● **TASK TO CARRY OUT**: Only the lines from the start of the data below through the line that contains "ax = fig.add_axes([0.102, 0.073, 0.883, 0.902])" are to be copied, exactly and without pictures.

● **STORED DATA**:
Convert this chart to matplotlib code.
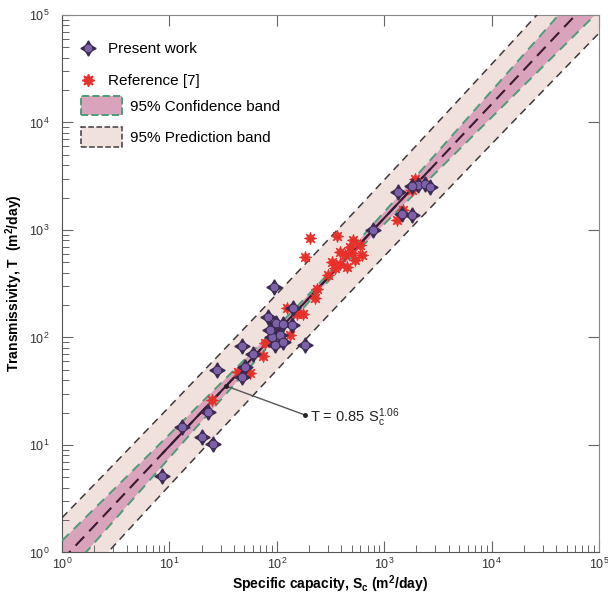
import numpy as np
import matplotlib
matplotlib.use("Agg")
import matplotlib.pyplot as plt
from matplotlib.lines import Line2D
from matplotlib.patches import Patch
from matplotlib.legend_handler import HandlerTuple

plt.rcParams["font.family"] = ["Liberation Sans", "DejaVu Sans"]
plt.rcParams["mathtext.default"] = "regular"

# present work: specific capacity (m2/day) and transmissivity (m2/day)
sc_present = [8.5, 13.0, 20.0, 25.6, 23.0, 27.6, 47.1, 60.4, 50.6, 47.1,
              89.7, 107, 96.2, 115, 94.2, 185, 83.4, 142, 98.4, 115,
              138, 86.4, 781, 1352, 2079, 2399, 2668, 1455, 1803, 1815]
t_present = [5.1, 14.8, 11.8, 10.2, 20.4, 49.7, 83.0, 70.0, 52.6, 43.0,
             100, 105, 84.8, 91, 295, 84.8, 155, 189, 136, 133,
             131, 117, 1009, 2255, 2606, 2661, 2512, 1420, 1370, 2560]

# reference [7]
sc_ref = [24.8, 43.8, 56.3, 74.9, 77.6, 133, 125, 154, 175, 227,
          235, 183, 202, 364, 388, 480, 498, 595, 535, 388,
          348, 448, 302, 1936, 1803, 1506, 1306, 432, 621, 327, 512]
t_ref = [26.1, 47.9, 46.3, 67.0, 88.0, 105, 186, 165, 166, 234,
         285, 557, 846, 883, 625, 695, 604, 721, 523, 487,
         438, 453, 379, 3006, 2339, 1525, 1230, 582, 582, 501, 802]

# power-law fit T = a * Sc^b and band half-widths (log10 units)
fit_a = 0.85
fit_b = 1.06
conf_min = 0.035
conf_slope = 0.0736
conf_center = 2.4
pred_sigma = 0.35

label_sc = 33.7

fig = plt.figure(figsize=(6.08, 5.96), dpi=100)
ax = fig.add_axes([0.102, 0.073, 0.883, 0.902])

lx = np.linspace(0, 5, 400)
sc_grid = 10 ** lx
mid = np.log10(fit_a) + fit_b * lx
conf = np.sqrt(conf_min ** 2 + conf_slope ** 2 * (lx - conf_center) ** 2)
pred = np.sqrt(pred_sigma ** 2 + conf ** 2)

pink_light = "#f1e1dc"
pink = "#d9a3bb"
green = "#4f9c78"
edge_dark = "#3f3a3a"
purple = "#7d61a8"
purple_dark = "#3b2a52"
red = "#e8302a"

ax.fill_between(sc_grid, 10 ** (mid - pred), 10 ** (mid + pred), color=pink_light, lw=0, zorder=1)
ax.fill_between(sc_grid, 10 ** (mid - conf), 10 ** (mid + conf), color=pink, lw=0, zorder=2)
for sgn in (-1, 1):
    ax.plot(sc_grid, 10 ** (mid + sgn * pred), color=edge_dark, lw=1.1, ls=(0, (5, 3.5)), zorder=3)
    ax.plot(sc_grid, 10 ** (mid + sgn * conf), color=green, lw=1.4, ls=(0, (5, 3.5)), zorder=3)

# fit line: dashed overall, solid over the range of the data
ax.plot(sc_grid, 10 ** mid, color="#3a1a30", lw=1.5, ls=(0, (6, 3.5)), zorder=4)
sc_all = np.array(sc_present + sc_ref)
inner = (sc_grid >= sc_all.min()) & (sc_grid <= sc_all.max())
ax.plot(sc_grid[inner], 10 ** mid[inner], color="#3a1a30", lw=1.5, zorder=4)

# data
ax.plot(sc_ref, t_ref, ls="none", marker=(8, 1, 0), ms=9, color=red,
        mec=red, mew=0.5, zorder=5)
ax.plot(sc_present, t_present, ls="none", marker=(4, 1, 0), ms=11, color=purple_dark, zorder=6)
ax.plot(sc_present, t_present, ls="none", marker="o", ms=6.2, mfc=purple,
        mec=purple_dark, mew=0.7, zorder=7)

# equation label with leader line
t_label = fit_a * label_sc ** fit_b
ax.plot([label_sc, 183], [t_label, 19.0], color="#555555", lw=1.0, zorder=8)
ax.plot([label_sc, 183], [t_label, 19.0], ls="none", marker="o", ms=2.5, color="#222222", zorder=8)
ax.text(205, 18.0, r"T = 0.85 S$_c^{1.06}$", fontsize=10.5, ha="left", va="center", color="#222222")

ax.set_xscale("log")
ax.set_yscale("log")
ax.set_xlim(1, 1e5)
ax.set_ylim(1, 1e5)

ax.set_xlabel(r"Specific capacity, S$_c$ (m$^2$/day)", fontsize=10, fontweight="bold", labelpad=1)
ax.set_ylabel(r"Transmissivity, T  (m$^2$/day)", fontsize=10, fontweight="bold", labelpad=3)

ax.tick_params(which="major", direction="in", length=8, width=0.8, color="#666666",
               top=True, right=True, labelsize=9, labelcolor="#333333")
ax.tick_params(axis="x", which="major", pad=3)
ax.tick_params(axis="y", which="major", pad=9)
ax.tick_params(which="minor", direction="in", length=5, width=0.7, color="#666666",
               top=False, right=False)
ax.xaxis.set_minor_locator(matplotlib.ticker.LogLocator(base=10, subs=np.arange(2, 10), numticks=20))
ax.yaxis.set_minor_locator(matplotlib.ticker.LogLocator(base=10, subs=np.arange(2, 10), numticks=20))
ax.xaxis.set_minor_formatter(matplotlib.ticker.NullFormatter())
ax.yaxis.set_minor_formatter(matplotlib.ticker.NullFormatter())
for side in ("left", "bottom"):
    ax.spines[side].set_color("#555555")
for side in ("top", "right"):
    ax.spines[side].set_color("#888888")

# legends: markers and bands separately
h_present = (Line2D([], [], ls="none", marker=(4, 1, 0), ms=11, color=purple_dark),
             Line2D([], [], ls="none", marker="o", ms=6.2, mfc=purple, mec=purple_dark, mew=0.7))
h_ref = Line2D([], [], ls="none", marker=(8, 1, 0), ms=9, color=red)
leg1 = ax.legend([h_present, h_ref], ["Present work", "Reference [7]"],
                 handler_map={tuple: HandlerTuple(ndivide=1)},
                 loc="upper left", bbox_to_anchor=(0.0, 0.975), frameon=False,
                 fontsize=11, handlelength=1.6, handletextpad=0.5, labelspacing=1.2)
ax.add_artist(leg1)

h_conf = Patch(facecolor=pink, edgecolor=green, ls="--", lw=1.4)
h_pred = Patch(facecolor=pink_light, edgecolor=edge_dark, ls="--", lw=1.1)
ax.legend([h_conf, h_pred], ["95% Confidence band", "95% Prediction band"],
          loc="upper left", bbox_to_anchor=(0.01, 0.875), frameon=False,
          fontsize=11, handlelength=2.7, handleheight=1.6, handletextpad=0.5, labelspacing=0.75)

fig.savefig("out.png", dpi=100)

● **RESPONSE BELOW**:
Convert this chart to matplotlib code.
import numpy as np
import matplotlib
matplotlib.use("Agg")
import matplotlib.pyplot as plt
from matplotlib.lines import Line2D
from matplotlib.patches import Patch
from matplotlib.legend_handler import HandlerTuple

plt.rcParams["font.family"] = ["Liberation Sans", "DejaVu Sans"]
plt.rcParams["mathtext.default"] = "regular"

# present work: specific capacity (m2/day) and transmissivity (m2/day)
sc_present = [8.5, 13.0, 20.0, 25.6, 23.0, 27.6, 47.1, 60.4, 50.6, 47.1,
              89.7, 107, 96.2, 115, 94.2, 185, 83.4, 142, 98.4, 115,
              138, 86.4, 781, 1352, 2079, 2399, 2668, 1455, 1803, 1815]
t_present = [5.1, 14.8, 11.8, 10.2, 20.4, 49.7, 83.0, 70.0, 52.6, 43.0,
             100, 105, 84.8, 91, 295, 84.8, 155, 189, 136, 133,
             131, 117, 1009, 2255, 2606, 2661, 2512, 1420, 1370, 2560]

# reference [7]
sc_ref = [24.8, 43.8, 56.3, 74.9, 77.6, 133, 125, 154, 175, 227,
          235, 183, 202, 364, 388, 480, 498, 595, 535, 388,
          348, 448, 302, 1936, 1803, 1506, 1306, 432, 621, 327, 512]
t_ref = [26.1, 47.9, 46.3, 67.0, 88.0, 105, 186, 165, 166, 234,
         285, 557, 846, 883, 625, 695, 604, 721, 523, 487,
         438, 453, 379, 3006, 2339, 1525, 1230, 582, 582, 501, 802]

# power-law fit T = a * Sc^b and band half-widths (log10 units)
fit_a = 0.85
fit_b = 1.06
conf_min = 0.035
conf_slope = 0.0736
conf_center = 2.4
pred_sigma = 0.35

label_sc = 33.7

fig = plt.figure(figsize=(6.08, 5.96), dpi=100)
ax = fig.add_axes([0.102, 0.073, 0.883, 0.902])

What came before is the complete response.